The video features five of “MBARI’s finest deep-sea biologists,” including Shannon Johnson, Kakani Katija, George Matsumoto, Bruce Robison, and Susan von Thun. And while their commentary is fascinating, the creatures themselves are downright mesmerizing.
And the bloody-belly comb jelly can certainly help with that! Crimson robes laced with rainbow comb-rows of wonder, it’s solidly on the podium as our Number 3 #TopTenDeepSeaAnimals! MBARI’s @george_mage helped describe and name them! pic.twitter.com/yUAOTE9MYA— MBARI (@MBARI_News) September 9, 2020
The creatures include different types of jellyfish, squid, and even worms, and each one of them is captivating in its own right. The Crossata jelly, for example, looks like a firework in the night sky. And the Strawberry squid, well, let’s just say fields of them forever would be worth a few Beatles songs.

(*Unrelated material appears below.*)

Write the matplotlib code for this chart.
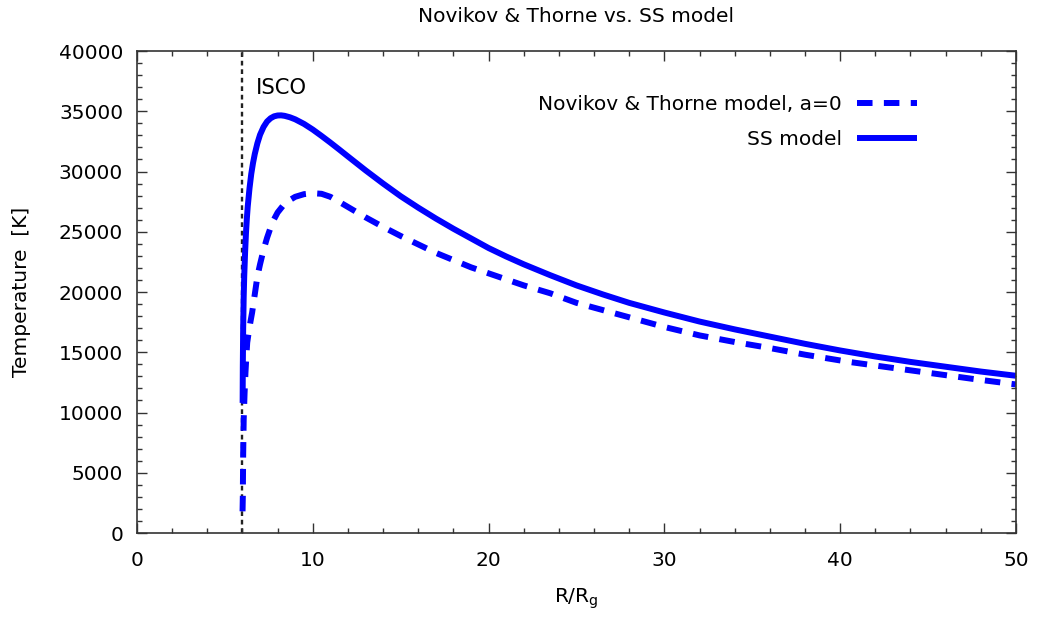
import matplotlib
matplotlib.use("Agg")
import matplotlib.pyplot as plt
from matplotlib.ticker import MultipleLocator

plt.rcParams["font.family"] = ["DejaVu Sans"]
plt.rcParams["font.size"] = 14.5

# Schwarzschild ISCO radius (R/Rg)
isco = 6.0

# Shakura-Sunyaev disc temperature profile
r_ss = [6.01, 6.02, 6.04, 6.07, 6.1, 6.15, 6.2, 6.25, 6.3, 6.4, 6.5, 6.6,
        6.7, 6.85, 7.0, 7.2, 7.4, 7.6, 7.8, 8.0, 8.2, 8.4, 8.7, 9.0, 9.5,
        10, 10.5, 11, 11.5, 12, 13, 14, 15, 16, 17, 18, 19, 20, 21, 22,
        23.5, 25, 26.5, 28, 30, 32, 34, 36, 38, 40, 42, 44, 46, 48, 50]
t_ss = [10800, 13800, 17000, 19600, 21300, 23300, 24900, 26100, 27100,
        28600, 29800, 30700, 31450, 32350, 33050, 33700, 34150, 34420,
        34580, 34650, 34660, 34620, 34500, 34330, 33950, 33480, 32950,
        32400, 31830, 31250, 30100, 29000, 27950, 27000, 26100, 25250,
        24450, 23650, 22950, 22300, 21400, 20550, 19800, 19100, 18300,
        17550, 16900, 16300, 15700, 15150, 14650, 14200, 13800, 13400,
        13050]

# Novikov & Thorne profile for a non-rotating black hole
r_nt = [6.005, 6.02, 6.04, 6.07, 6.12, 6.17, 6.22, 6.27, 6.35, 6.45, 6.55,
        6.7, 6.85, 7.0, 7.2, 7.4, 7.6, 7.8, 8.0, 8.3, 8.6, 9.0, 9.5, 10.0,
        10.5, 11.0, 11.6, 12.3, 13, 14, 15, 16, 17, 18, 19, 20.4, 22,
        23.5, 25, 26.5, 28, 30, 32, 34, 36, 38, 40.5, 43, 45, 47.5, 50]
t_nt = [1800, 3000, 6500, 9400, 11600, 13300, 14600, 15800, 16600, 17500,
        18300, 19800, 21300, 22300, 23500, 24500, 25350, 26050, 26600,
        27150, 27550, 27900, 28120, 28200, 28150, 27900, 27400, 26800,
        26200, 25400, 24650, 23950, 23250, 22650, 22050, 21350, 20550,
        19900, 19100, 18500, 17900, 17100, 16400, 15850, 15350, 14800,
        14200, 13700, 13300, 12800, 12330]

fig = plt.figure(figsize=(10.37, 6.19), dpi=100)
ax = fig.add_axes([0.1321, 0.1389, 0.9797 - 0.1321, 0.9176 - 0.1389])

blue = "#0000ff"
ax.plot(r_nt, t_nt, color=blue, lw=4.3, linestyle=(0, (2.6, 1.9)),
        dash_capstyle="butt", dash_joinstyle="round",
        label="Novikov & Thorne model, a=0")
ax.plot(r_ss, t_ss, color=blue, lw=4.3, solid_capstyle="butt",
        solid_joinstyle="round", label="SS model")

ax.axvline(isco, color="#222222", lw=1.7, linestyle=(0, (2.0, 1.6)), zorder=1)
ax.text(isco + 0.75, 36900, "ISCO", ha="left", va="center", fontsize=15.2)

ax.set_xlim(0, 50)
ax.set_ylim(0, 40000)
ax.xaxis.set_major_locator(MultipleLocator(10))
ax.xaxis.set_minor_locator(MultipleLocator(2))
ax.yaxis.set_major_locator(MultipleLocator(5000))
ax.yaxis.set_minor_locator(MultipleLocator(1000))
ax.tick_params(which="both", direction="in", top=True, right=True,
               width=1.0, color="#333333")
ax.tick_params(which="major", length=7)
ax.tick_params(which="minor", length=3.6)
ax.tick_params(axis="x", pad=13)
ax.tick_params(axis="y", pad=10)
for s in ax.spines.values():
    s.set_linewidth(1.2)
    s.set_color("#333333")

ax.set_xlabel("R/R$_\\mathregular{g}$", labelpad=12)
ax.set_ylabel("Temperature  [K]", labelpad=20)
ax.set_title("Novikov & Thorne vs. SS model", pad=21, fontsize=14.5)

ax.legend(loc="upper right", frameon=False, markerfirst=False,
          handlelength=3.0, handletextpad=0.75, labelspacing=0.78,
          borderaxespad=0.0, bbox_to_anchor=(0.897, 0.925), fontsize=14.5)

fig.savefig("out.png", dpi=100)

Many of the creatures also have characteristics that are just as bizarre as their forms are beautiful. The “ bloody-belly comb jelly,” for example, has evolved its crimson tinge in order to mask the glow of bioluminescent prey it eats. And the vampire squid “eats poop raining down from the surface” of the ocean.
“Our ocean is vast and full of things yet unseen,” MBARI says in its video description. Indeed, even the things we have seen are still mysterious to us. So mysterious, in fact, that it’s almost as if peering into the deep sea is like peering into Earth’s subconscious. Or maybe we’re just thinking that ’cause you can kind of see the barreleye’s brains.